### Supplied information
:::

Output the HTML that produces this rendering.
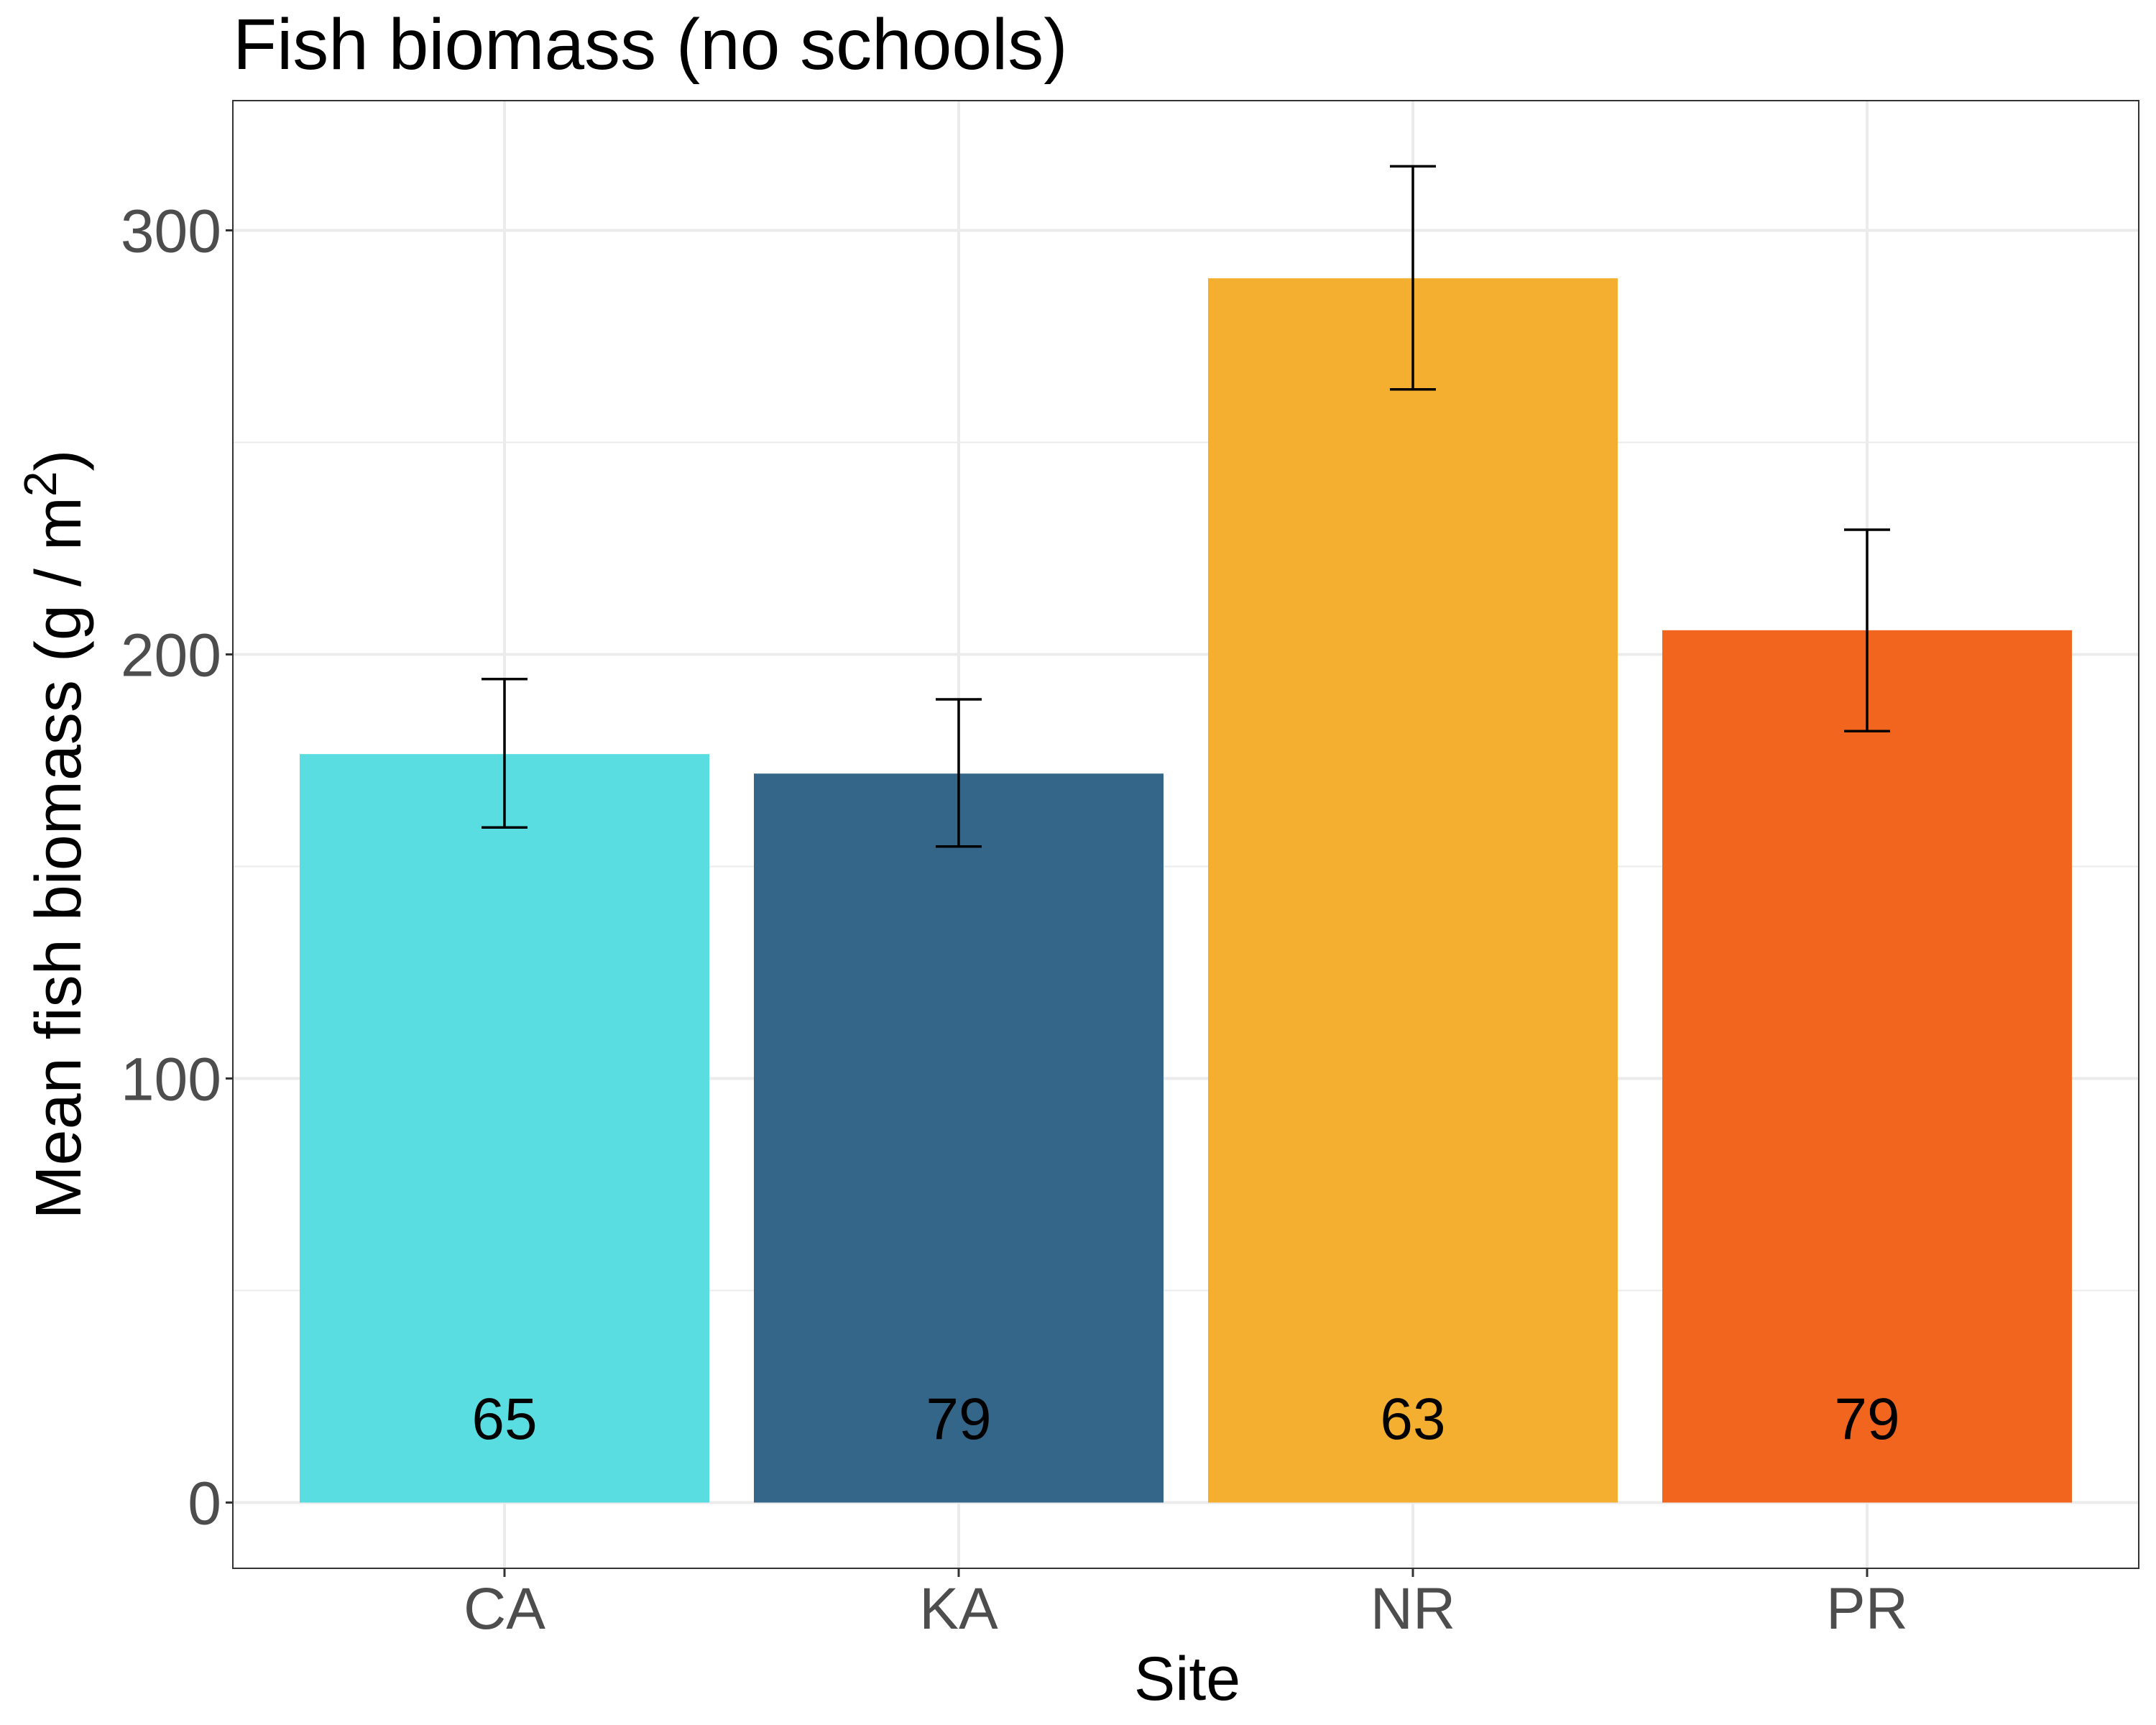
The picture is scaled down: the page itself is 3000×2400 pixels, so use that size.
<!DOCTYPE html>
<html><head><meta charset="utf-8"><style>
html,body{margin:0;padding:0;background:#fff;}
svg{display:block;font-family:"Liberation Sans",Arial,sans-serif;}
</style></head><body>
<svg id="chart" width="3000" height="2400" viewBox="0 0 3000 2400" xmlns="http://www.w3.org/2000/svg">
<text x="324" y="96" font-size="100" fill="#000">Fish biomass (no schools)</text>
<g id="grid"></g>
<g id="bars"></g>
<g id="errs"></g>
<g id="labels"></g>
<rect x="324" y="140" width="2652" height="2042" fill="none" stroke="#333" stroke-width="2"/>
<g id="axes"></g>
<text x="1652" y="2365" font-size="86" text-anchor="middle" fill="#000">Site</text>
<text transform="translate(112,1161) rotate(-90)" font-size="90" text-anchor="middle" fill="#000">Mean fish biomass (g / m<tspan font-size="64" dy="-34">2</tspan><tspan dy="34">)</tspan></text>
</svg>
<script>
const categories = ["CA","KA","NR","PR"];
const means = [176.5, 171.9, 288.7, 205.7];
const upper = [194.2, 189.4, 315.1, 229.4];
const lower = [159.2, 154.7, 262.5, 181.9];
const counts = ["65","79","63","79"];
const colors = ["#5ADDE0","#336689","#F4AF30","#F1651E"];
const yTicks = [0,100,200,300];
const yMinor = [50,150,250];

const NS="http://www.w3.org/2000/svg";
const L=324,R=2976,T=140,B=2182;
function y(v){return 2090.5 - v*5.9;}
function x(i){return 702 + i*632;}
const bw=570;
function mk(tag,attrs,parent){const e=document.createElementNS(NS,tag);for(const k in attrs)e.setAttribute(k,attrs[k]);parent.appendChild(e);return e;}
const grid=document.getElementById('grid'),bars=document.getElementById('bars'),errs=document.getElementById('errs'),labels=document.getElementById('labels'),axes=document.getElementById('axes');
yMinor.forEach(v=>{const l=mk('line',{x1:L,x2:R,y1:y(v),y2:y(v),stroke:'#EBEBEB','stroke-width':2},grid);

});
yTicks.forEach(v=>{const l=mk('line',{x1:L,x2:R,y1:y(v),y2:y(v),stroke:'#EBEBEB','stroke-width':4},grid);


const t=mk('line',{x1:L-10,x2:L,y1:y(v),y2:y(v),stroke:'#333','stroke-width':3},axes);


const tx=mk('text',{x:L-16,y:y(v)+30,'font-size':84,'text-anchor':'end',fill:'#4D4D4D'},axes);tx.textContent=v;

});
categories.forEach((c,i)=>{
const g=mk('line',{x1:x(i),x2:x(i),y1:T,y2:B,stroke:'#EBEBEB','stroke-width':4},grid);


const r=mk('rect',{x:x(i)-bw/2,y:y(means[i]),width:bw,height:y(0)-y(means[i]),fill:colors[i]},bars);


const eg=mk('path',{d:`M${x(i)-32},${y(upper[i])}H${x(i)+32}M${x(i)},${y(upper[i])}V${y(lower[i])}M${x(i)-32},${y(lower[i])}H${x(i)+32}`,stroke:'#000','stroke-width':3.5,fill:'none'},errs);


const lt=mk('text',{x:x(i),y:2002,'font-size':82,'text-anchor':'middle',fill:'#000'},labels);lt.textContent=counts[i];


const tk=mk('line',{x1:x(i),x2:x(i),y1:B,y2:B+12,stroke:'#333','stroke-width':3},axes);


const xt=mk('text',{x:x(i),y:2266,'font-size':82,'text-anchor':'middle',fill:'#4D4D4D'},axes);xt.textContent=c;


});
</script>
</body></html>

:::

### Set task
Repeat the material above in full and exactly, apart from the pictures.

### Finished exercise
Output the HTML that produces this rendering.
The picture is scaled down: the page itself is 3000×2400 pixels, so use that size.
<!DOCTYPE html>
<html><head><meta charset="utf-8"><style>
html,body{margin:0;padding:0;background:#fff;}
svg{display:block;font-family:"Liberation Sans",Arial,sans-serif;}
</style></head><body>
<svg id="chart" width="3000" height="2400" viewBox="0 0 3000 2400" xmlns="http://www.w3.org/2000/svg">
<text x="324" y="96" font-size="100" fill="#000">Fish biomass (no schools)</text>
<g id="grid"></g>
<g id="bars"></g>
<g id="errs"></g>
<g id="labels"></g>
<rect x="324" y="140" width="2652" height="2042" fill="none" stroke="#333" stroke-width="2"/>
<g id="axes"></g>
<text x="1652" y="2365" font-size="86" text-anchor="middle" fill="#000">Site</text>
<text transform="translate(112,1161) rotate(-90)" font-size="90" text-anchor="middle" fill="#000">Mean fish biomass (g / m<tspan font-size="64" dy="-34">2</tspan><tspan dy="34">)</tspan></text>
</svg>
<script>
const categories = ["CA","KA","NR","PR"];
const means = [176.5, 171.9, 288.7, 205.7];
const upper = [194.2, 189.4, 315.1, 229.4];
const lower = [159.2, 154.7, 262.5, 181.9];
const counts = ["65","79","63","79"];
const colors = ["#5ADDE0","#336689","#F4AF30","#F1651E"];
const yTicks = [0,100,200,300];
const yMinor = [50,150,250];

const NS="http://www.w3.org/2000/svg";
const L=324,R=2976,T=140,B=2182;
function y(v){return 2090.5 - v*5.9;}
function x(i){return 702 + i*632;}
const bw=570;
function mk(tag,attrs,parent){const e=document.createElementNS(NS,tag);for(const k in attrs)e.setAttribute(k,attrs[k]);parent.appendChild(e);return e;}
const grid=document.getElementById('grid'),bars=document.getElementById('bars'),errs=document.getElementById('errs'),labels=document.getElementById('labels'),axes=document.getElementById('axes');
yMinor.forEach(v=>{const l=mk('line',{x1:L,x2:R,y1:y(v),y2:y(v),stroke:'#EBEBEB','stroke-width':2},grid);

});
yTicks.forEach(v=>{const l=mk('line',{x1:L,x2:R,y1:y(v),y2:y(v),stroke:'#EBEBEB','stroke-width':4},grid);


const t=mk('line',{x1:L-10,x2:L,y1:y(v),y2:y(v),stroke:'#333','stroke-width':3},axes);


const tx=mk('text',{x:L-16,y:y(v)+30,'font-size':84,'text-anchor':'end',fill:'#4D4D4D'},axes);tx.textContent=v;

});
categories.forEach((c,i)=>{
const g=mk('line',{x1:x(i),x2:x(i),y1:T,y2:B,stroke:'#EBEBEB','stroke-width':4},grid);


const r=mk('rect',{x:x(i)-bw/2,y:y(means[i]),width:bw,height:y(0)-y(means[i]),fill:colors[i]},bars);


const eg=mk('path',{d:`M${x(i)-32},${y(upper[i])}H${x(i)+32}M${x(i)},${y(upper[i])}V${y(lower[i])}M${x(i)-32},${y(lower[i])}H${x(i)+32}`,stroke:'#000','stroke-width':3.5,fill:'none'},errs);


const lt=mk('text',{x:x(i),y:2002,'font-size':82,'text-anchor':'middle',fill:'#000'},labels);lt.textContent=counts[i];


const tk=mk('line',{x1:x(i),x2:x(i),y1:B,y2:B+12,stroke:'#333','stroke-width':3},axes);


const xt=mk('text',{x:x(i),y:2266,'font-size':82,'text-anchor':'middle',fill:'#4D4D4D'},axes);xt.textContent=c;


});
</script>
</body></html>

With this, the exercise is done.